Armed with this, adding "n choose k" to our vocabulary is easy:

(defun binomial-coefficient (n k)
  (/ (factorial n) (* (factorial k) (factorial (- n k)))))

The next step is to simply hook our new function up to the rest of the formula:

(defun binomial-pmf (p n k)
  (* (binomial-coefficient n k)
     (expt p k)
     (expt (- 1 p) (- n k))))

Here pmf refers to the probability mass function and from what I can tell it's fancy math speak for what we've been talking about this whole time. When we execute it, we get this:

(binomial-pmf 1/4096 1676 1) ; 0.27182782

This tells us the probability of getting exactly 1 shiny in 1676 attempts, but what might be more interesting is the probability of getting at least 1 shiny in 1676 attempts; this will also compare our luck with people who for some reason attempted and succeeded at catching a shiny Arceus multiple times.

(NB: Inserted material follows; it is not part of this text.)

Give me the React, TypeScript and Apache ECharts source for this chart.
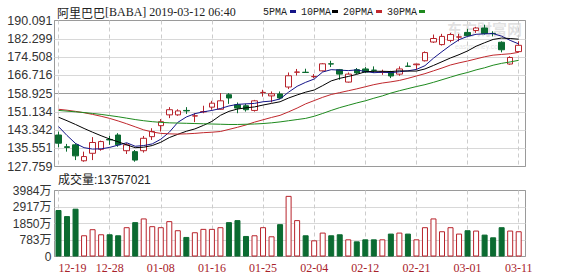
import React, { useEffect, useRef } from 'react';
import * as echarts from 'echarts';

const dates = [
  '12-19', '12-20', '12-21', '12-24', '12-26', '12-27', '12-28', '12-31',
  '01-02', '01-03', '01-04', '01-07', '01-08', '01-09', '01-10', '01-11', '01-14', '01-15', '01-16', '01-17', '01-18',
  '01-22', '01-23', '01-24', '01-25', '01-28', '01-29', '01-30', '01-31',
  '02-01', '02-04', '02-05', '02-06', '02-07', '02-08', '02-11', '02-12', '02-13', '02-14', '02-15',
  '02-19', '02-20', '02-21', '02-22', '02-25', '02-26', '02-27', '02-28',
  '03-01', '03-04', '03-05', '03-06', '03-07', '03-08', '03-11',
];

// [open, close, low, high]
const candles = [
  [141.2, 137.7, 136.0, 142.7], [136.2, 135.9, 134.1, 137.4], [137.0, 132.3, 130.5, 137.7],
  [130.2, 132.0, 129.8, 134.1], [133.4, 138.0, 130.5, 140.3], [135.1, 138.4, 134.5, 138.8],
  [139.3, 139.1, 137.0, 140.8], [141.2, 137.0, 136.2, 142.0], [134.5, 137.0, 133.1, 137.7],
  [134.1, 130.5, 129.8, 134.8], [134.5, 139.8, 133.7, 140.8], [140.5, 142.7, 139.1, 144.1],
  [145.2, 146.9, 142.7, 148.0], [149.8, 152.0, 148.4, 153.1], [149.8, 151.5, 149.4, 152.2],
  [151.7, 151.5, 150.2, 153.1], [149.3, 149.4, 146.7, 150.5], [151.1, 151.2, 150.5, 153.7],
  [153.1, 154.8, 152.0, 155.8], [152.2, 155.8, 152.0, 159.1], [158.4, 157.0, 154.5, 159.1],
  [154.1, 152.7, 150.5, 155.1], [153.7, 152.0, 151.2, 154.5], [151.7, 155.8, 151.2, 156.2],
  [159.3, 159.4, 157.6, 160.5], [157.9, 158.8, 155.1, 159.8], [158.7, 157.0, 156.5, 159.8],
  [161.7, 166.5, 160.8, 167.9], [168.0, 168.1, 166.6, 169.4], [168.0, 167.9, 167.9, 169.5],
  [166.1, 166.2, 165.5, 167.2], [168.6, 171.6, 168.3, 171.9], [171.6, 171.5, 170.2, 172.9],
  [169.1, 167.2, 164.8, 169.4], [163.8, 167.2, 163.6, 167.9], [169.1, 167.7, 167.2, 169.8],
  [169.4, 168.1, 167.7, 170.2], [168.9, 168.8, 167.7, 170.5], [168.0, 168.1, 166.9, 169.1],
  [168.3, 166.4, 165.5, 168.6], [167.2, 169.4, 166.5, 170.5], [170.6, 170.5, 170.5, 172.2],
  [171.2, 171.5, 169.1, 171.6], [172.9, 176.4, 172.6, 176.9], [180.9, 182.4, 180.5, 184.1],
  [179.8, 183.3, 179.4, 184.4], [181.6, 184.1, 180.8, 184.8], [183.0, 183.1, 181.2, 184.4],
  [185.0, 183.6, 183.3, 186.5], [185.8, 186.9, 184.8, 187.4], [186.9, 184.5, 184.1, 188.3],
  [184.6, 184.5, 183.3, 185.5], [180.8, 177.6, 176.5, 181.2], [171.5, 174.3, 171.2, 174.8],
  [176.8, 179.5, 176.5, 181.2],
];

const ma5 = [
  144.8, 141.0, 137.6, 135.8, 135.2, 135.3, 135.9, 136.9, 137.9, 136.4,
  136.7, 137.4, 139.4, 142.4, 146.6, 148.9, 150.3, 151.1, 151.7, 152.5,
  153.6, 154.3, 154.5, 154.7, 155.4, 155.7, 156.6, 159.5, 162.0, 163.7,
  165.1, 168.1, 169.1, 168.9, 168.7, 169.0, 168.3, 167.8, 168.0, 167.8,
  168.2, 168.6, 169.2, 170.8, 174.0, 176.8, 179.5, 181.9, 183.3, 184.2,
  184.4, 184.5, 183.4, 181.6, 180.1,
];
const ma10 = [
  148.8, 147.3, 145.7, 144.0, 142.4, 140.9, 139.5, 138.3, 137.0, 135.8,
  136.0, 136.7, 138.1, 140.1, 141.5, 142.8, 143.8, 145.3, 147.0, 149.6,
  151.3, 152.3, 152.8, 153.2, 154.0, 154.7, 155.4, 157.0, 158.3, 159.5,
  160.4, 162.3, 164.3, 165.4, 166.2, 167.1, 168.2, 168.4, 168.4, 168.3,
  168.6, 168.5, 168.5, 169.4, 170.9, 172.5, 174.1, 175.5, 177.1, 179.1,
  180.6, 182.0, 182.6, 182.4, 182.1,
];
const ma20 = [
  152.2, 151.8, 151.3, 150.7, 150.0, 149.2, 148.3, 147.2, 146.0, 144.7,
  143.4, 142.5, 141.9, 141.7, 141.6, 141.7, 141.9, 142.2, 142.4, 142.7,
  143.6, 144.5, 145.5, 146.7, 147.7, 148.7, 149.6, 151.1, 152.7, 154.5,
  155.9, 157.3, 158.5, 159.3, 160.1, 160.9, 161.8, 162.7, 163.4, 163.9,
  164.5, 165.4, 166.4, 167.4, 168.6, 169.8, 171.1, 172.0, 172.8, 173.7,
  174.6, 175.3, 175.6, 175.9, 176.5,
];
const ma30 = [
  151.7, 151.4, 151.1, 150.8, 150.4, 150.0, 149.5, 149.0, 148.4, 147.8,
  147.3, 146.9, 146.6, 146.4, 146.3, 146.2, 146.1, 146.0, 145.9, 145.8,
  145.7, 145.7, 145.8, 145.9, 146.1, 146.4, 146.8, 147.3, 147.8, 148.3,
  149.2, 150.4, 151.7, 152.9, 153.9, 154.9, 155.8, 156.9, 157.9, 159.1,
  160.1, 161.0, 161.9, 162.7, 163.7, 164.8, 165.9, 167.0, 167.9, 169.0,
  169.9, 171.0, 171.8, 172.4, 173.1,
];

// volume in 万
const volumes = [
  2806, 2440, 2887, 1281, 1647, 1342, 1342, 1281, 1769, 2074,
  2298, 1830, 1769, 2135, 1586, 1180, 1464, 1668, 1668, 1769,
  2074, 2196, 1240, 1281, 1769, 1220, 1952, 3660, 2196, 1281,
  976, 1444, 1281, 1342, 1037, 915, 1037, 1037, 1037, 1383,
  1444, 1383, 1037, 1769, 2298, 1525, 1769, 1383, 1586, 1566,
  1322, 1159, 1769, 1566, 1525,
];

const priceTicks = ['127.759', '135.551', '143.342', '151.134', '158.925', '166.716', '174.508', '182.299', '190.091'];
const PRICE_MIN = 127.759;
const PRICE_MAX = 190.091;
const PRICE_STEP = 7.7915;
const volTicks = ['0', '783万', '1850万', '2917万', '3984万'];
const VOL_MAX = 3984;

const titleName = '阿里巴巴';
const titleInfo = '[BABA] 2019-03-12 06:40';
const volTitle = '成交量:13757021';
const maNames = ['5PMA', '10PMA', '20PMA', '30PMA'];
const watermark = '东方财富网';
const watermarkSub = 'eastmoney.com';

const UP = '#b8232b';
const DOWN = '#0b6b31';
const MA_COLORS = ['#141488', '#000000', '#c0282d', '#1e8a1e'];
const BORDER = '#9a9a9a';
const GRIDC = '#d8d8d8';
const VGRID = '#cccccc';

const BL = 54.5;
const BW = 471;
const DL = 58.5;
const DW = 460.2;
const KT = 20.5;
const KH = 146;
const VT = 190.5;
const VH = 66;

function buildOption() {
  const kSplitColors = priceTicks.map((_, i) => (i === 0 || i === 4 || i === priceTicks.length - 1 ? BORDER : GRIDC));
  const vSplitColors = volTicks.map((_, i) => (i === 0 || i === volTicks.length - 1 ? BORDER : GRIDC));
  const volData = volumes.map((v, i) => {
    const up = candles[i][1] >= candles[i][0];
    return {
      value: v,
      itemStyle: up
        ? { color: '#ffffff', borderColor: UP, borderWidth: 1 }
        : { color: DOWN, borderColor: DOWN, borderWidth: 1 },
    };
  });
  const mas = [ma5, ma10, ma20, ma30];
  const legendX = [263, 301, 343, 387];
  const markX = [290, 332, 376, 419];

  const graphic: any[] = [
    {
      type: 'text', x: 57, y: 12,
      style: { text: titleName, fontFamily: 'Noto Sans CJK SC', fontSize: 12, fill: '#222', verticalAlign: 'middle' },
    },
    {
      type: 'text', x: 105, y: 12,
      style: { text: titleInfo, fontFamily: 'Liberation Serif', fontSize: 12, fill: '#222', verticalAlign: 'middle' },
    },
    {
      type: 'text', x: 58, y: 180,
      style: { text: volTitle, fontFamily: 'Liberation Sans, Noto Sans CJK SC', fontSize: 12, fill: '#222', verticalAlign: 'middle' },
    },
    {
      type: 'text', x: 447, y: 28, z: 0,
      style: { text: watermark, fontFamily: 'Noto Sans CJK SC', fontWeight: 'bold', fontSize: 15, fill: 'rgba(170,170,170,0.35)', verticalAlign: 'middle' },
    },
    {
      type: 'text', x: 455, y: 46, z: 0,
      style: { text: watermarkSub, fontFamily: 'Liberation Sans', fontSize: 7, fill: 'rgba(170,170,170,0.35)', verticalAlign: 'middle' },
    },
  ];
  maNames.forEach((n, i) => {
    graphic.push({
      type: 'text', x: legendX[i], y: 12,
      style: { text: n, fontFamily: 'Liberation Mono', fontSize: 10, fill: '#222', verticalAlign: 'middle' },
    });
    graphic.push({
      type: 'rect', shape: { x: markX[i], y: 10, width: 6, height: 3 },
      style: { fill: MA_COLORS[i] },
    });
  });

  return {
    animation: false,
    backgroundColor: '#ffffff',
    grid: [
      { left: BL, top: KT, width: BW, height: KH, show: true, borderColor: BORDER, borderWidth: 1, backgroundColor: 'transparent' },
      { left: DL, top: KT, width: DW, height: KH },
      { left: BL, top: VT, width: BW, height: VH, show: true, borderColor: BORDER, borderWidth: 1, backgroundColor: 'transparent' },
      { left: DL, top: VT, width: DW, height: VH },
    ],
    xAxis: [
      { type: 'value', gridIndex: 0, min: 0, max: 1, show: false },
      {
        type: 'category', gridIndex: 1, data: dates, boundaryGap: false,
        axisLine: { show: false }, axisTick: { show: false, interval: 5 }, axisLabel: { show: false, interval: 5 },
        splitLine: { show: true, interval: 5, lineStyle: { color: VGRID, type: [4, 3], width: 1 } },
      },
      { type: 'value', gridIndex: 2, min: 0, max: 1, show: false },
      {
        type: 'category', gridIndex: 3, data: dates, boundaryGap: false,
        axisLine: { show: false }, axisTick: { show: false, interval: 5 },
        axisLabel: {
          show: true, interval: 5, color: '#a8222a', fontFamily: 'Liberation Serif', fontSize: 12, margin: 5,
          alignMinLabel: 'left',
        },
        splitLine: { show: true, interval: 5, lineStyle: { color: VGRID, type: [4, 3], width: 1 } },
      },
    ],
    yAxis: [
      {
        type: 'value', gridIndex: 0, min: PRICE_MIN, max: PRICE_MAX, interval: PRICE_STEP,
        axisLine: { show: false }, axisTick: { show: false },
        axisLabel: {
          color: '#333', fontFamily: 'Liberation Sans', fontSize: 12.5, margin: 2,
          formatter: (v: number) => priceTicks[Math.round((v - PRICE_MIN) / PRICE_STEP)] ?? '',
        },
        splitLine: { show: true, lineStyle: { color: kSplitColors, width: 1 } },
      },
      { type: 'value', gridIndex: 1, min: PRICE_MIN, max: PRICE_MAX, show: false },
      {
        type: 'value', gridIndex: 2, min: 0, max: volTicks.length - 1, interval: 1,
        axisLine: { show: false }, axisTick: { show: false },
        axisLabel: {
          color: '#333', fontFamily: 'Liberation Sans, Noto Sans CJK SC', fontSize: 12, margin: 3,
          formatter: (v: number) => volTicks[Math.round(v)] ?? '',
        },
        splitLine: { show: true, lineStyle: { color: vSplitColors, width: 1 } },
      },
      { type: 'value', gridIndex: 3, min: 0, max: VOL_MAX, show: false },
    ],
    series: [
      {
        type: 'candlestick', xAxisIndex: 1, yAxisIndex: 1, data: candles, barWidth: 6, clip: false,
        itemStyle: { color: '#ffffff', color0: DOWN, borderColor: UP, borderColor0: DOWN, borderWidth: 1 },
        z: 2,
      },
      ...mas.map((d, i) => ({
        type: 'line', xAxisIndex: 1, yAxisIndex: 1, data: d, symbol: 'none', showSymbol: false,
        lineStyle: { color: MA_COLORS[i], width: 1 }, itemStyle: { color: MA_COLORS[i] }, z: 3, clip: false,
      })),
      {
        type: 'bar', xAxisIndex: 3, yAxisIndex: 3, data: volData, barWidth: 6, clip: false,
      },
    ],
    graphic,
  };
}

export default function App() {
  const ref = useRef<HTMLDivElement>(null);
  useEffect(() => {
    if (!ref.current) return;
    const chart = echarts.init(ref.current, undefined, { renderer: 'svg' });
    chart.setOption(buildOption() as any);
    return () => chart.dispose();
  }, []);
  return (
    <div
      ref={ref}
      style={{ position: 'absolute', left: 0, top: 0, width: 578, height: 276, background: '#fff' }}
    />
  );
}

Since we can find the probability of exactly \(k\) shinies for \(n\) attempts, we can take the intuitive approach and sum the odds of getting 1 shiny in 1 attempt with the odds of getting 1 shiny in 2 attempts with the odds of getting 2 shinies in 2 attempts and so on. My strategy was to take an indirect approach and start by figuring out the probability of getting less than or equal to \(k\) shinies, and then use the inverse of that to reach our goal. It may not be the most efficient route, but it was the easiest for me to grok and didn't take long to build with the above functions.

We can write a beautiful little function to find the probability of getting \(\leq k\) shinies like so:

(defun binomial-cdf (p n k)
  (apply #'+ (loop for i from 0 to k collect (binomial-pmf p n i))))

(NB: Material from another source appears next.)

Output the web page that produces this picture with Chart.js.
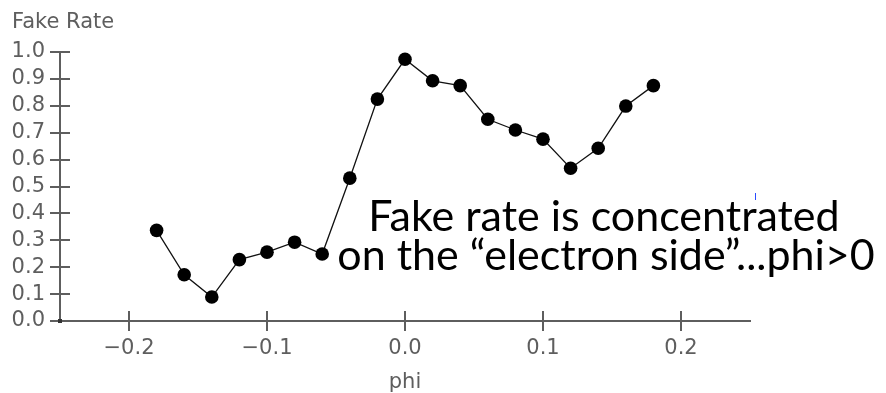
<!DOCTYPE html>
<html>
<head>
<meta charset="utf-8">
<script src="https://cdn.jsdelivr.net/npm/chart.js@4.4.1/dist/chart.umd.min.js"></script>
<style>
  html, body { margin: 0; padding: 0; background: #ffffff; }
  #wrap { width: 886px; height: 393px; position: relative; }
</style>
</head>
<body>
<div id="wrap"><canvas id="chart" width="886" height="393"></canvas></div>
<script>
// phi bins and the measured fake rate in each bin
const phiValues = [-0.18, -0.16, -0.14, -0.12, -0.10, -0.08, -0.06, -0.04, -0.02, 0.00,
                   0.02, 0.04, 0.06, 0.08, 0.10, 0.12, 0.14, 0.16, 0.18];
const fakeRate = [0.337, 0.172, 0.089, 0.228, 0.256, 0.293, 0.249, 0.531, 0.825, 0.973,
                  0.893, 0.875, 0.750, 0.710, 0.676, 0.568, 0.642, 0.799, 0.875];

// axis ranges and tick positions
const xRange = [-0.25, 0.25];
const yRange = [0.0, 1.0];
const xTicks = [-0.2, -0.1, 0.0, 0.1, 0.2];
const yTicks = [0.0, 0.1, 0.2, 0.3, 0.4, 0.5, 0.6, 0.7, 0.8, 0.9, 1.0];
const xTitle = 'phi';
const yTitle = 'Fake Rate';
const noteLines = ['Fake rate is concentrated', 'on the \u201celectron side\u201d...phi>0'];

const AXIS_COLOR = '#5e5e5e';
const AXIS_FONT = { family: 'DejaVu Sans', size: 21, weight: 'normal' };
const TICK_IN = 10;

const fmt = v => {
  const r = Math.abs(v) < 1e-9 ? 0 : v;
  const s = Math.abs(r).toFixed(1);
  return r < 0 ? '\u2212' + s : s;
};

// tick marks that cross into the plot, as in classic plotting packages
const innerTicks = {
  id: 'innerTicks',
  beforeDatasetsDraw(chart) {
    const { ctx, scales: { x, y } } = chart;
    ctx.save();
    ctx.strokeStyle = AXIS_COLOR;
    ctx.lineWidth = 2;
    y.ticks.forEach(t => {
      const py = Math.round(y.getPixelForValue(t.value));
      ctx.beginPath();
      ctx.moveTo(x.left, py);
      ctx.lineTo(x.left + TICK_IN, py);
      ctx.stroke();
    });
    x.ticks.forEach(t => {
      const px = Math.round(x.getPixelForValue(t.value));
      ctx.beginPath();
      ctx.moveTo(px, y.bottom);
      ctx.lineTo(px, y.bottom - TICK_IN);
      ctx.stroke();
    });
    // small square marker at the origin corner
    ctx.fillStyle = '#333333';
    ctx.fillRect(x.left - 2, y.bottom - 2, 4, 4);
    ctx.restore();
  }
};

// two-line note written over the plot
const note = {
  id: 'note',
  afterDraw(chart) {
    const { ctx } = chart;
    ctx.save();
    ctx.fillStyle = '#000000';
    ctx.font = '43px Lato';
    ctx.textAlign = 'center';
    ctx.textBaseline = 'alphabetic';
    ctx.fillText(noteLines[0], 604, 231);
    ctx.fillText(noteLines[1], 606, 270);
    // stray text cursor left in the note
    ctx.fillStyle = '#2a4bff';
    ctx.fillRect(755, 193, 1, 7);
    ctx.restore();
  }
};

new Chart(document.getElementById('chart'), {
  type: 'scatter',
  data: {
    datasets: [{
      data: phiValues.map((p, i) => ({ x: p, y: fakeRate[i] })),
      showLine: true,
      borderColor: '#111111',
      borderWidth: 1.3,
      backgroundColor: '#000000',
      pointBackgroundColor: '#000000',
      pointBorderWidth: 0,
      pointRadius: 6.8,
      pointHoverRadius: 6.8,
      clip: false
    }]
  },
  options: {
    responsive: false,
    animation: false,
    events: [],
    layout: { padding: { left: 12, right: 136, top: 0, bottom: 0 } },
    plugins: {
      legend: { display: false },
      tooltip: { enabled: false },
      title: {
        display: true,
        text: yTitle,
        align: 'start',
        color: AXIS_COLOR,
        font: AXIS_FONT,
        padding: { top: 10, bottom: 16.8 }
      }
    },
    scales: {
      x: {
        type: 'linear',
        min: xRange[0],
        max: xRange[1],
        afterBuildTicks: s => { s.ticks = xTicks.map(v => ({ value: v })); },
        afterFit: s => { s.height = 72; },
        grid: {
          drawOnChartArea: false,
          drawTicks: true,
          tickLength: 10,
          color: AXIS_COLOR,
          lineWidth: 2
        },
        border: { display: true, color: AXIS_COLOR, width: 2 },
        ticks: {
          autoSkip: false,
          color: AXIS_COLOR,
          font: AXIS_FONT,
          padding: 5,
          maxRotation: 0,
          callback: v => fmt(v)
        },
        title: {
          display: true,
          text: xTitle,
          color: AXIS_COLOR,
          font: AXIS_FONT,
          padding: { top: 2, bottom: -2 }
        }
      },
      y: {
        type: 'linear',
        min: yRange[0],
        max: yRange[1],
        afterBuildTicks: s => { s.ticks = yTicks.map(v => ({ value: v })); },
        afterFit: s => { s.width = 48; },
        grid: {
          drawOnChartArea: false,
          drawTicks: true,
          tickLength: 10,
          color: AXIS_COLOR,
          lineWidth: 2
        },
        border: { display: true, color: AXIS_COLOR, width: 2 },
        ticks: {
          autoSkip: false,
          color: AXIS_COLOR,
          font: AXIS_FONT,
          padding: 5,
          callback: v => fmt(v)
        }
      }
    }
  },
  plugins: [innerTicks, note]
});
</script>
</body>
</html>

With cdf meaning cumulative distribution function, since we're accumulating shiny Pokemon. In our case, all we have to do is sum the probability of getting 0 shinies with the probability of getting a single shiny, but I prefer the generalized solution. Naturally, this probability will be much higher than the probability of getting exactly 1 shiny:

(binomial-cdf 1/4096 1676 1) ; 0.9359895

To find the inverse, we do some subtraction:

(defun binomial-cdf-greater-or-equal (p n k)
  (+ (- 1 (binomial-cdf p n k)) (binomial-pmf p n k)))

Note that we add on the probability of getting exactly 1 shiny at the end; the inverse of the cumulative distribution function would only tell us the odds of getting > 1 shinies. I also feel like the name of this function betrays the elegance of its implementation.

We can finally see how lucky I was:

(binomial-cdf-greater-or-equal 1/4096 1676 1) ; 0.33583832

At 1676 tries with odds of 1/4096, you'd have a roughly 34% chance at getting at least 1 shiny. Not bad! Hopefully I stay lucky; if I get a little too unlucky I may have to refactor that factorial function.

This was a pretty fun programming side quest overall, and I got a tool that elucidates some interesting facts regarding this and potentially future shiny hunts out of it. Currently the program is pretty barebones and I've only been adding features to it as I need them (you currently cannot log a new shiny hunt in the sqlite database it's running on as I have not started a new shiny hunt since I caught my Arceus). When it reaches a state closer to what I would consider finished I'll likely edit this post with a link to the complete source code, although that might be sooner rather than later as my primary motivation for building my own tool was the lack of reasonable existing solutions.